> **Given request**
Begin with the first line of the material and write out each line exactly, ending with the line that contains "-11.8, -14.15, -14.9]". Pictures are not part of the copy.

> **Data**

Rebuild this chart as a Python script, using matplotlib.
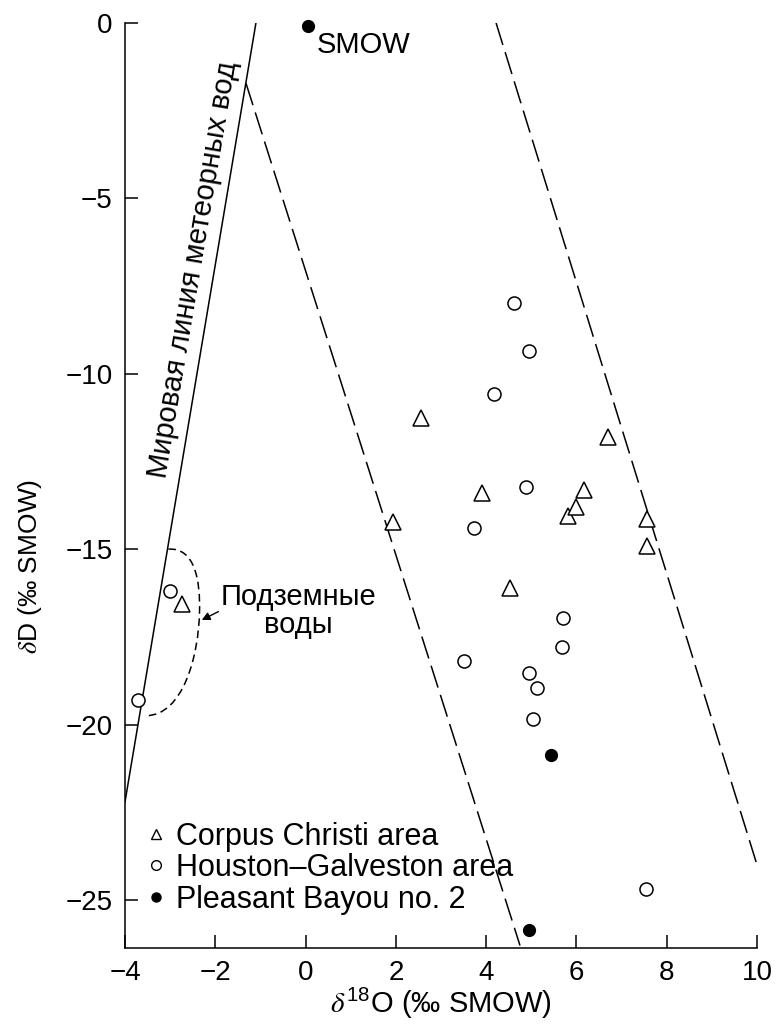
import matplotlib.pyplot as plt
from matplotlib.path import Path
from matplotlib.patches import PathPatch
from matplotlib.lines import Line2D

plt.rcParams['font.family'] = ['Liberation Sans', 'DejaVu Sans']
plt.rcParams['mathtext.fontset'] = 'custom'
plt.rcParams['mathtext.rm'] = 'Liberation Sans'
plt.rcParams['mathtext.it'] = 'STIXGeneral:italic'

# Corpus Christi area
cc_o18 = [-2.74, 1.94, 2.56, 3.90, 4.53, 5.81, 5.99, 6.17, 6.71, 7.56, 7.56]
cc_d = [-16.55, -14.22, -11.25, -13.4, -16.1, -14.05, -13.8, -13.3, -11.8, -14.15, -14.9]

# Houston-Galveston area
hg_o18 = [-3.72, -3.0, 3.52, 3.74, 4.18, 4.62, 4.88, 4.94, 4.95, 5.03, 5.12, 5.67, 5.71, 7.54]
hg_d = [-19.3, -16.19, -18.18, -14.41, -10.58, -7.97, -13.22, -18.54, -9.34, -19.85, -18.97,
        -17.78, -16.97, -24.7]

# Pleasant Bayou no. 2
pb_o18 = [5.43, 4.96]
pb_d = [-20.87, -25.87]

smow_o18 = [0.05]
smow_d = [-0.1]

# global meteoric water line and the two dashed bounds
gmwl_o18 = [-1.1, -4.0]
gmwl_d = [0.0, -22.2]
left_o18 = [-1.32, 4.75]
left_d = [-1.72, -26.3]
right_o18 = [4.22, 10.0]
right_d = [0.0, -24.0]

xticks = [-4, -2, 0, 2, 4, 6, 8, 10]
yticks = [0, -5, -10, -15, -20, -25]

fig = plt.figure(figsize=(7.78, 10.35), dpi=100)
ax = fig.add_axes([0.1607, 0.0841, 0.8123, 0.8937])

ax.plot(gmwl_o18, gmwl_d, color='black', lw=1.1)
ax.plot(left_o18, left_d, color='black', lw=1.1, ls=(0, (15, 5)))
ax.plot(right_o18, right_d, color='black', lw=1.1, ls=(0, (15, 5)))

# groundwater outline
verts = [(-3.04, -15.0), (-2.45, -14.95), (-2.33, -15.9), (-2.35, -16.8),
         (-2.37, -18.0), (-2.7, -19.75), (-3.55, -19.75)]
codes = [Path.MOVETO] + [Path.CURVE4] * 6
ax.add_patch(PathPatch(Path(verts, codes), fill=False, color='black', lw=1.1, ls=(0, (5, 3))))
ax.annotate('', xy=(-2.30, -17.02), xytext=(-1.93, -16.78),
            arrowprops=dict(arrowstyle='-|>', color='black', lw=1.0, mutation_scale=12,
                            shrinkA=0, shrinkB=0))
ax.text(-0.16, -16.76, 'Подземные\nводы', ha='center', va='center', fontsize=21, linespacing=1.0)

ax.plot(cc_o18, cc_d, ls='none', marker='^', ms=11, mfc='white', mec='black', mew=1.1)
ax.plot(hg_o18, hg_d, ls='none', marker='o', ms=9.4, mfc='white', mec='black', mew=1.1)
ax.plot(pb_o18, pb_d, ls='none', marker='o', ms=8.5, color='black', clip_on=False)
ax.plot(smow_o18, smow_d, ls='none', marker='o', ms=8.5, color='black', clip_on=False)
ax.text(0.25, -0.63, 'SMOW', ha='left', va='center', fontsize=21)

ax.text(-2.49, -7.04, 'Мировая линия метеорных вод', ha='center', va='center',
        rotation=80.4, rotation_mode='anchor', fontsize=21)

handles = [
    Line2D([], [], ls='none', marker='^', ms=7.5, mfc='white', mec='black', mew=1.0),
    Line2D([], [], ls='none', marker='o', ms=7, mfc='white', mec='black', mew=1.0),
    Line2D([], [], ls='none', marker='o', ms=6.5, color='black'),
]
labels = ['Corpus Christi area', 'Houston–Galveston area', 'Pleasant Bayou no. 2']
ax.legend(handles, labels, loc='lower left', bbox_to_anchor=(0.030, 0.036), frameon=False,
          fontsize=22, handlelength=0.8, handletextpad=0.25, labelspacing=0.05, borderpad=0,
          borderaxespad=0)

ax.set_xlim(-4, 10)
ax.set_ylim(-26.37, 0)
ax.set_xticks(xticks)
ax.set_yticks(yticks)
ax.set_xticklabels(['−4', '−2', '0', '2', '4', '6', '8', '10'])
ax.set_yticklabels(['0', '−5', '−10', '−15', '−20', '−25'])
ax.tick_params(direction='in', length=9.5, width=1.1, labelsize=20)
ax.tick_params(axis='x', pad=9)
ax.tick_params(axis='y', pad=9)
for side in ['top', 'right']:
    ax.spines[side].set_visible(False)
for side in ['left', 'bottom']:
    ax.spines[side].set_linewidth(1.1)

ax.set_xlabel(r'$\delta^{\mathrm{18}}$O (‰ SMOW)', fontsize=21)
ax.set_ylabel(r'$\delta$D (‰ SMOW)', fontsize=19)
ax.xaxis.set_label_coords(0.5, -0.042)
ax.yaxis.set_label_coords(-0.128, 0.413)

fig.savefig('out.png', dpi=100)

> **Result of this exercise**
Rebuild this chart as a Python script, using matplotlib.
import matplotlib.pyplot as plt
from matplotlib.path import Path
from matplotlib.patches import PathPatch
from matplotlib.lines import Line2D

plt.rcParams['font.family'] = ['Liberation Sans', 'DejaVu Sans']
plt.rcParams['mathtext.fontset'] = 'custom'
plt.rcParams['mathtext.rm'] = 'Liberation Sans'
plt.rcParams['mathtext.it'] = 'STIXGeneral:italic'

# Corpus Christi area
cc_o18 = [-2.74, 1.94, 2.56, 3.90, 4.53, 5.81, 5.99, 6.17, 6.71, 7.56, 7.56]
cc_d = [-16.55, -14.22, -11.25, -13.4, -16.1, -14.05, -13.8, -13.3, -11.8, -14.15, -14.9]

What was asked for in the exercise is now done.